Wes Daly

Personal information
- Full name: Wesley Daly
- Date of birth: 7 March 1984 (age 42)
- Place of birth: Hammersmith, England
- Height: 5 ft 8 in (1.73 m)
- Position: Midfielder

Senior career*
- Years: Team / Apps / (Gls)
- 2001–2005: Queens Park Rangers / 9 / (0)
- 2003: → Gravesend & Northfleet (loan) / 1 / (0)
- 2004: → Raith Rovers (loan) / 10 / (1)
- 2005: Grays Athletic / 22 / (2)
- 2005–2007: AFC Wimbledon / 69 / (5)
- 2007–2008: Maidenhead United / 34 / (0)
- 2008–2009: Boreham Wood / 36 / (1)
- 2009: Hendon / 1 / (0)
- 2009–2011: Bromley / 59 / (0)
- 2011–2014: Basingstoke Town / 112 / (11)
- 2014–2015: Hemel Hempstead Town / 13 / (0)
- 2015: → Hayes & Yeading United (loan) / 8 / (0)
- 2015: Leatherhead / 1 / (0)
- 2015–2017: Egham Town / 15 / (0)
- 2017–2020: Beaconsfield Town

= Wes Daly =

English footballer

Wesley Daly (born 7 March 1984) is a former professional player who is assistant manager at Risborough Rangers FC.

==Career==
Daly came through the ranks at Queens Park Rangers and went on to turn professional for the Loftus Road-based club, making his first team debut for the club as a teenager in March 2002 in the 3–1 defeat to Colchester United.

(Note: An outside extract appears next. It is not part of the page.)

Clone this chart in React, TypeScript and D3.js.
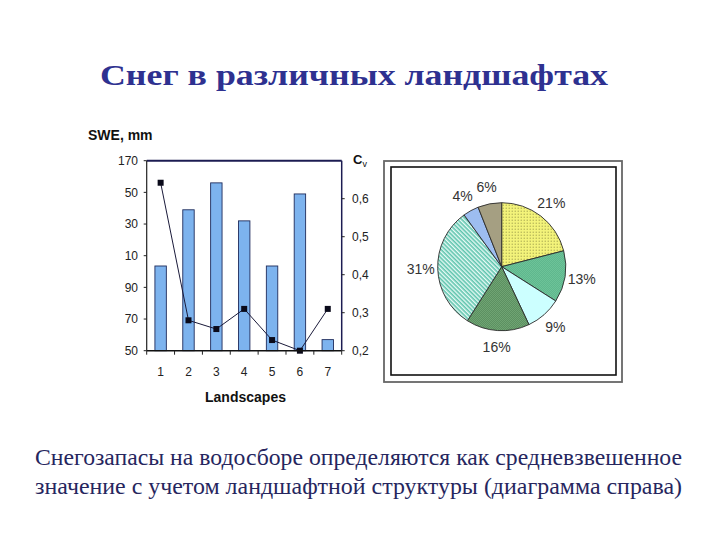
import React from "react";
import * as d3 from "d3";

const TITLE = "Снег в различных ландшафтах";
const CAPTION1 = "Снегозапасы на водосборе определяются как средневзвешенное";
const CAPTION2 = "значение с учетом ландшафтной структуры (диаграмма справа)";

const categories = ["1", "2", "3", "4", "5", "6", "7"];
const sweValues = [103.5, 139, 156, 132, 103.5, 149, 57];
const cvValues = [0.642, 0.28, 0.257, 0.31, 0.228, 0.2, 0.31];
const leftTickValues = [50, 70, 90, 110, 130, 150, 170];
const leftTickLabels = ["50", "70", "90", "10", "30", "50", "170"];
const rightTickValues = [0.2, 0.3, 0.4, 0.5, 0.6];
const rightTickLabels = ["0,2", "0,3", "0,4", "0,5", "0,6"];

const pieShares = [21, 13, 9, 16, 31, 4, 6];
const pieLabels = ["21%", "13%", "9%", "16%", "31%", "4%", "6%"];
const pieFills = ["url(#pYellow)", "url(#pGreen)", "#ccffff", "url(#pDark)", "url(#pStripe)", "#9dbdf0", "#a59f82"];

export default function App() {
  const L = 146.7, R = 341.7, T = 160.7, B = 350.7;
  const x = d3.scaleBand<string>().domain(categories).range([L, R]).paddingInner(0.59).paddingOuter(0.295);
  const yL = d3.scaleLinear().domain([50, 170]).range([B, T]);
  const yR = d3.scaleLinear().domain([0.2, 0.7]).range([B, T]);
  const step = (R - L) / categories.length;
  const line = d3
    .line<number>()
    .x((_, i) => (x(categories[i]) as number) + x.bandwidth() / 2)
    .y((d) => yR(d));

  const cx = 501.7, cy = 266.7, rad = 64;
  const pie = d3.pie<number>().sort(null).value((d) => d)(pieShares);
  const arc = d3.arc<d3.PieArcDatum<number>>().innerRadius(0).outerRadius(rad);
  const labelArc = d3.arc<d3.PieArcDatum<number>>().innerRadius(81).outerRadius(81);

  const navy = "#1c1c52";
  const sans = "Arial, 'Liberation Sans', sans-serif";
  const serif = "'Times New Roman', 'Liberation Serif', serif";

  return (
    <svg width={720} height={540} style={{ position: "absolute", left: 0, top: 0, background: "#fff" }}>
      <defs>
        <pattern id="pYellow" width="3" height="3" patternUnits="userSpaceOnUse">
          <rect width="3" height="3" fill="#f3f37a" />
          <rect x="1" y="1" width="1" height="1" fill="#8a8a40" />
        </pattern>
        <pattern id="pGreen" width="2" height="2" patternUnits="userSpaceOnUse">
          <rect width="2" height="2" fill="#8fe0b4" />
          <rect width="1" height="1" fill="#3d9a72" />
          <rect x="1" y="1" width="1" height="1" fill="#3d9a72" />
        </pattern>
        <pattern id="pDark" width="2" height="2" patternUnits="userSpaceOnUse">
          <rect width="2" height="2" fill="#9fd6a0" />
          <rect width="1" height="1" fill="#2c5e34" />
          <rect x="1" y="1" width="1" height="1" fill="#2c5e34" />
        </pattern>
        <pattern id="pStripe" width="3" height="3" patternUnits="userSpaceOnUse" patternTransform="rotate(45)">
          <rect width="3" height="3" fill="#e8fbf6" />
          <rect width="3" height="1.6" fill="#5ec4ad" />
        </pattern>
      </defs>

      <text x={100} y={85} textLength={508} lengthAdjust="spacingAndGlyphs" fontFamily={serif} fontWeight="bold" fontSize={29} fill="#2e3190">
        {TITLE}
      </text>

      {/* bar chart */}
      <text x={88} y={140} fontFamily={sans} fontWeight="bold" fontSize={14} fill="#111">SWE, mm</text>
      {categories.map((c, i) => (
        <rect
          key={c}
          x={x(c)}
          y={yL(sweValues[i])}
          width={x.bandwidth()}
          height={B - yL(sweValues[i])}
          fill="#7db3ee"
          stroke="#1f2c5c"
          strokeWidth={0.9}
        />
      ))}
      <path d={line(cvValues) || ""} fill="none" stroke="#1a1a3a" strokeWidth={1} />
      {cvValues.map((v, i) => (
        <rect
          key={i}
          x={(x(categories[i]) as number) + x.bandwidth() / 2 - 3}
          y={yR(v) - 3}
          width={6}
          height={6}
          fill="#0a0a1a"
        />
      ))}
      {/* frame */}
      <line x1={L} x2={R} y1={T} y2={T} stroke={navy} strokeWidth={2} />
      <line x1={R} x2={R} y1={T} y2={B} stroke={navy} strokeWidth={1.5} />
      <line x1={L} x2={L} y1={T} y2={B} stroke="#222" strokeWidth={1.2} />
      <line x1={L} x2={R} y1={B} y2={B} stroke="#111" strokeWidth={1.5} />
      {leftTickValues.map((v, i) => (
        <g key={v}>
          <line x1={L - 3} x2={L} y1={yL(v)} y2={yL(v)} stroke="#222" />
          <text x={138} y={yL(v)} dy="0.35em" textAnchor="end" fontFamily={sans} fontSize={12} fill="#222">
            {leftTickLabels[i]}
          </text>
        </g>
      ))}
      {rightTickValues.map((v, i) => (
        <g key={v}>
          <line x1={R} x2={R + 3} y1={yR(v)} y2={yR(v)} stroke="#222" />
          <text x={352} y={yR(v)} dy="0.35em" fontFamily={sans} fontSize={12} fill="#222">
            {rightTickLabels[i]}
          </text>
        </g>
      ))}
      {d3.range(categories.length + 1).map((i) => (
        <line key={i} x1={L + i * step} x2={L + i * step} y1={B} y2={B + 4} stroke="#222" />
      ))}
      {categories.map((c) => (
        <text key={c} x={(x(c) as number) + x.bandwidth() / 2} y={376} textAnchor="middle" fontFamily={sans} fontSize={12} fill="#222">
          {c}
        </text>
      ))}
      <text x={245.5} y={402} textAnchor="middle" fontFamily={sans} fontWeight="bold" fontSize={14} fill="#111">Landscapes</text>
      <text x={353} y={164} fontFamily={sans} fontWeight="bold" fontSize={13} fill="#111">
        C<tspan fontSize={9} fontWeight="normal" dy={3}>v</tspan>
      </text>

      {/* pie panel */}
      <rect x={384} y={161} width={238} height={221} fill="none" stroke="#666" strokeWidth={1.8} />
      <rect x={391} y={167} width={225} height={208} fill="#fff" stroke="#111" strokeWidth={1.6} />
      <g transform={`translate(${cx},${cy})`}>
        {pie.map((d, i) => (
          <path key={i} d={arc(d) || ""} fill={pieFills[i]} stroke="#2a2a2a" strokeWidth={0.9} />
        ))}
        {pie.map((d, i) => {
          const [lx, ly] = labelArc.centroid(d);
          return (
            <text key={i} x={lx} y={ly} dy="0.35em" textAnchor="middle" fontFamily={sans} fontSize={14} fill="#333">
              {pieLabels[i]}
            </text>
          );
        })}
      </g>

      <text x={35} y={465} textLength={647} lengthAdjust="spacingAndGlyphs" fontFamily={serif} fontSize={24} fill="#26265e">{CAPTION1}</text>
      <text x={35} y={494} textLength={647} lengthAdjust="spacingAndGlyphs" fontFamily={serif} fontSize={24} fill="#26265e">{CAPTION2}</text>
    </svg>
  );
}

Daly gave away a freak penalty by slipping in his own box and handling the ball in a Football League Second Division match against Chesterfield on 14 August 2002.

Daly moved to non-League Gravesend & Northfleet on a one-month loan spell in which he made one substitute appearance before being recalled by QPR after only a week due to a lack of first team cover at the Second Division club.

Daly was subsequently loaned out to Raith Rovers in August 2004, where he made 10 professional appearances for the Scottish side, scoring one goal against Hamilton Academical.

Daly was eventually released by QPR in February 2005, having made a total of 11 appearances for the club, and was signed for a nominal fee and on non-contract terms by non-League Grays Athletic, where he had impressed in a brief loan spell the previous season.

Daly signed for AFC Wimbledon on 19 August 2005, helping them get to the playoff semi-finals two years running. On 4 July 2007 he signed for Maidenhead United, leaving at the end of the season and joined Boreham Wood.

On 16 October 2009, Daly signed for Isthmian League Premier Division side Hendon, before moving on in December to Bromley.

Daly joined Basingstoke Town in the summer of 2011. He stayed with the Dragons until he was released in May 2014, after which he signed for Hemel Hempstead Town. Following a loan spell with Hayes & Yeading United, Daly signed for Leatherhead but it proved to be a short spell.

In December 2015, Daly signed for Southern Football League side Egham Town.

At the end of the 2016-17 season, Daly followed Egham Town manager, Gary Meakin, to Beaconsfield Town.

In the summer of 2023, Daly followed Meakin again this time to Rayners Lane as his assistant.

In October 2024, Daly once again teamed up with Meakin - becoming his assistant manager at Southern Football League Division One Central side Northwood.